### AIM OF THE TASK
Print the listing that follows, character for character.

### DATA EXCERPT
────────

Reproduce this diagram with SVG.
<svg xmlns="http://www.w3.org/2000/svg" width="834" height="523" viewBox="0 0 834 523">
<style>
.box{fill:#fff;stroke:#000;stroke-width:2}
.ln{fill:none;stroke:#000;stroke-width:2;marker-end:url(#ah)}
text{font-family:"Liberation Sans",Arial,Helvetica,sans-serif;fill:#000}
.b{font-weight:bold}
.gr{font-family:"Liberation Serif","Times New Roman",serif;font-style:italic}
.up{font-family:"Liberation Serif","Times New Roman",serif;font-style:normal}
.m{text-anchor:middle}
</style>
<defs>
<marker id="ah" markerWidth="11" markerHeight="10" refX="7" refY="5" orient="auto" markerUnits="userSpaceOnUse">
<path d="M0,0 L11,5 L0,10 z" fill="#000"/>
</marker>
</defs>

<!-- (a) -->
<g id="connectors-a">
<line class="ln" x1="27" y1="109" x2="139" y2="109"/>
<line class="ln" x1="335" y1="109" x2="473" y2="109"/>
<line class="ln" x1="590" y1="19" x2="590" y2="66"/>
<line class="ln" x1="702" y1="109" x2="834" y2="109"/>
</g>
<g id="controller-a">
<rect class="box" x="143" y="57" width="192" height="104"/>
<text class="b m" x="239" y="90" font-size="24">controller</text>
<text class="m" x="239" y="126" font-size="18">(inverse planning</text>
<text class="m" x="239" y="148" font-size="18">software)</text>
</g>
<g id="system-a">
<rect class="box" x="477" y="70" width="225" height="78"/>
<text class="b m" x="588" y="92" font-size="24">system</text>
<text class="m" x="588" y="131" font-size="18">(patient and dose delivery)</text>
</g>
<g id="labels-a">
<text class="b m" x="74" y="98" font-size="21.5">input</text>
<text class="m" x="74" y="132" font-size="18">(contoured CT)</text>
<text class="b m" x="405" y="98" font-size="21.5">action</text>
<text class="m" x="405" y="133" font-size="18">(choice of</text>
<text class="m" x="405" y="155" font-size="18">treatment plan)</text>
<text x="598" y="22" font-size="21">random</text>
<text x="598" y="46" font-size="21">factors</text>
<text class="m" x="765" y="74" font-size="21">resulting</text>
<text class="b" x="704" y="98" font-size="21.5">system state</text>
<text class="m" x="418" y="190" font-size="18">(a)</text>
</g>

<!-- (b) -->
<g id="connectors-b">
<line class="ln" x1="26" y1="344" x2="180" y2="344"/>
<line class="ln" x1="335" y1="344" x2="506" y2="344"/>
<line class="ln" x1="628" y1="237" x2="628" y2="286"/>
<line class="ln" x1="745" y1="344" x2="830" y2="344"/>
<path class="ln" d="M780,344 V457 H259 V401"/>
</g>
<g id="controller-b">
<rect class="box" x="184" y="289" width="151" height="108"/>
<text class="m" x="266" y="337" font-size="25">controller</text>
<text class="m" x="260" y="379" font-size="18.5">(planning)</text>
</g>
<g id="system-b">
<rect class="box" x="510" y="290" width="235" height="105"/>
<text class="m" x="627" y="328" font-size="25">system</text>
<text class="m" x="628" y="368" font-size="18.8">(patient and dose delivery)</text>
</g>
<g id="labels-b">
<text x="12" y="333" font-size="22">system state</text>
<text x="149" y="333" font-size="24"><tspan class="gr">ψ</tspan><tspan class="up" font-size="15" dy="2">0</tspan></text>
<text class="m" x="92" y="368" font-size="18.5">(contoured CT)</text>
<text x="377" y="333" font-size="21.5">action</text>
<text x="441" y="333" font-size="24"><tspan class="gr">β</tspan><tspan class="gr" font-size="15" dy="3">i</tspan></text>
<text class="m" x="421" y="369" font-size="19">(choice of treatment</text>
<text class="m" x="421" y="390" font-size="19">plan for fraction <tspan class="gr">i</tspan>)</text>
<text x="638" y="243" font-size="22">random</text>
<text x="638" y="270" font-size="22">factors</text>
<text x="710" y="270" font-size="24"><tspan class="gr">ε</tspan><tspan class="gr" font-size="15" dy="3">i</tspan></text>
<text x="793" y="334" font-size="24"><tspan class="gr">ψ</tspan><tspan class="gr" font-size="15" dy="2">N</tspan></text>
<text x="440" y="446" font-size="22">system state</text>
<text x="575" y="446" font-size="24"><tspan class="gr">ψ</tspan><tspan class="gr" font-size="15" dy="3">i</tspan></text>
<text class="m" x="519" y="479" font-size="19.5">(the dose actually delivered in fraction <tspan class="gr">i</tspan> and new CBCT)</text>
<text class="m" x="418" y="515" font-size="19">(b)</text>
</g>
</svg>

────────

### EXERCISE RESULT
Reproduce this diagram with SVG.
<svg xmlns="http://www.w3.org/2000/svg" width="834" height="523" viewBox="0 0 834 523">
<style>
.box{fill:#fff;stroke:#000;stroke-width:2}
.ln{fill:none;stroke:#000;stroke-width:2;marker-end:url(#ah)}
text{font-family:"Liberation Sans",Arial,Helvetica,sans-serif;fill:#000}
.b{font-weight:bold}
.gr{font-family:"Liberation Serif","Times New Roman",serif;font-style:italic}
.up{font-family:"Liberation Serif","Times New Roman",serif;font-style:normal}
.m{text-anchor:middle}
</style>
<defs>
<marker id="ah" markerWidth="11" markerHeight="10" refX="7" refY="5" orient="auto" markerUnits="userSpaceOnUse">
<path d="M0,0 L11,5 L0,10 z" fill="#000"/>
</marker>
</defs>

<!-- (a) -->
<g id="connectors-a">
<line class="ln" x1="27" y1="109" x2="139" y2="109"/>
<line class="ln" x1="335" y1="109" x2="473" y2="109"/>
<line class="ln" x1="590" y1="19" x2="590" y2="66"/>
<line class="ln" x1="702" y1="109" x2="834" y2="109"/>
</g>
<g id="controller-a">
<rect class="box" x="143" y="57" width="192" height="104"/>
<text class="b m" x="239" y="90" font-size="24">controller</text>
<text class="m" x="239" y="126" font-size="18">(inverse planning</text>
<text class="m" x="239" y="148" font-size="18">software)</text>
</g>
<g id="system-a">
<rect class="box" x="477" y="70" width="225" height="78"/>
<text class="b m" x="588" y="92" font-size="24">system</text>
<text class="m" x="588" y="131" font-size="18">(patient and dose delivery)</text>
</g>
<g id="labels-a">
<text class="b m" x="74" y="98" font-size="21.5">input</text>
<text class="m" x="74" y="132" font-size="18">(contoured CT)</text>
<text class="b m" x="405" y="98" font-size="21.5">action</text>
<text class="m" x="405" y="133" font-size="18">(choice of</text>
<text class="m" x="405" y="155" font-size="18">treatment plan)</text>
<text x="598" y="22" font-size="21">random</text>
<text x="598" y="46" font-size="21">factors</text>
<text class="m" x="765" y="74" font-size="21">resulting</text>
<text class="b" x="704" y="98" font-size="21.5">system state</text>
<text class="m" x="418" y="190" font-size="18">(a)</text>
</g>

<!-- (b) -->
<g id="connectors-b">
<line class="ln" x1="26" y1="344" x2="180" y2="344"/>
<line class="ln" x1="335" y1="344" x2="506" y2="344"/>
<line class="ln" x1="628" y1="237" x2="628" y2="286"/>
<line class="ln" x1="745" y1="344" x2="830" y2="344"/>
<path class="ln" d="M780,344 V457 H259 V401"/>
</g>
<g id="controller-b">
<rect class="box" x="184" y="289" width="151" height="108"/>
<text class="m" x="266" y="337" font-size="25">controller</text>
<text class="m" x="260" y="379" font-size="18.5">(planning)</text>
</g>
<g id="system-b">
<rect class="box" x="510" y="290" width="235" height="105"/>
<text class="m" x="627" y="328" font-size="25">system</text>
<text class="m" x="628" y="368" font-size="18.8">(patient and dose delivery)</text>
</g>
<g id="labels-b">
<text x="12" y="333" font-size="22">system state</text>
<text x="149" y="333" font-size="24"><tspan class="gr">ψ</tspan><tspan class="up" font-size="15" dy="2">0</tspan></text>
<text class="m" x="92" y="368" font-size="18.5">(contoured CT)</text>
<text x="377" y="333" font-size="21.5">action</text>
<text x="441" y="333" font-size="24"><tspan class="gr">β</tspan><tspan class="gr" font-size="15" dy="3">i</tspan></text>
<text class="m" x="421" y="369" font-size="19">(choice of treatment</text>
<text class="m" x="421" y="390" font-size="19">plan for fraction <tspan class="gr">i</tspan>)</text>
<text x="638" y="243" font-size="22">random</text>
<text x="638" y="270" font-size="22">factors</text>
<text x="710" y="270" font-size="24"><tspan class="gr">ε</tspan><tspan class="gr" font-size="15" dy="3">i</tspan></text>
<text x="793" y="334" font-size="24"><tspan class="gr">ψ</tspan><tspan class="gr" font-size="15" dy="2">N</tspan></text>
<text x="440" y="446" font-size="22">system state</text>
<text x="575" y="446" font-size="24"><tspan class="gr">ψ</tspan><tspan class="gr" font-size="15" dy="3">i</tspan></text>
<text class="m" x="519" y="479" font-size="19.5">(the dose actually delivered in fraction <tspan class="gr">i</tspan> and new CBCT)</text>
<text class="m" x="418" y="515" font-size="19">(b)</text>
</g>
</svg>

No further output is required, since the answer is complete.